For the national broadcaster, it was a move into new territory - Polish and Chinese being spoken to a multicultural audience in a prime time TV slot. Or was it?
For weeks RTÉ has been broadcasting a clever ad warning viewers to pay their TV licence fee. In it, an inspector pays a visit to a licence-less apartment to find three (Irish-looking, Irish-accented) students in front of the box. Their excuse? "No English - I'm Polish," says the first man. "I'm Chinese - not a word of English," says the girl. "I'm from Barbados," says the third.
Alas, the three are foiled by the inspector's linguistic range - he responds in English for the man from Barbados, and then in what we presume is Polish and Chinese for the others. Meanwhile, the English subtitle gives us the words, unpoetic in any language, "Non-payment can mean a heavy fine."
"We've heard all the excuses," adds a voiceover.
But all was not as it seemed, according to Magda, a Dundalk-based Polish architect who contacted the Ray D'Arcy Show on Today FM yesterday. "I am Polish and I can say for sure he is not speaking the Polish language," she said of the inspector.
"I don't understand a word. Neither do any of my Polish friends.

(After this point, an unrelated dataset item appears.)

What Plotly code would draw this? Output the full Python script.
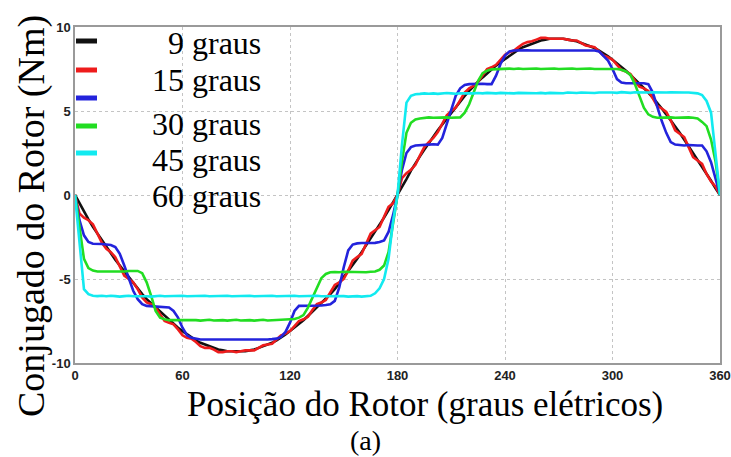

"With so many Polish people in the country, did the ad makers think they could get away with this? Was it too difficult to get someone to translate it properly?"
A spokeswoman for RTÉ said Cawley Nea, the company that made the "Excuses - Students" ad, engaged an independent translation service agency called Wordperfect to translate the sentence.
"As the exact translation of the text was too long to try and communicate in subtitles and in the script, an accurate, abbreviated version was supplied by the translation service," the spokeswoman continued.
"The Irish actor playing the licence inspector, who is not a native Polish or Chinese speaker, was then supplied with a phonetic version of the sentence to learn. To further help the actor with his pronunciation, a native Polish speaker [ from Wordperfect] was recorded reading the line over five times so the actor could learn the line by ear. The same process was followed for the Chinese sentence.
"While it may be true that the actor may not have sounded like a native speaker, every effort was made to ensure that translation and pronunciation of the Polish and Chinese sentences were as accurate as possible."
Olga Gashi of Wordperfect said it stood over the translation it provided to RTÉ via Cawley Nea and suggested it was RTÉ that had "abbreviated" the text.
Of course, RTÉ could have said the inspector's poor Polish was part of the joke - albeit a private one for our Polish friends.
Or it could have said the error was part of an elaborate publicity stunt. But then again, we've heard all the excuses.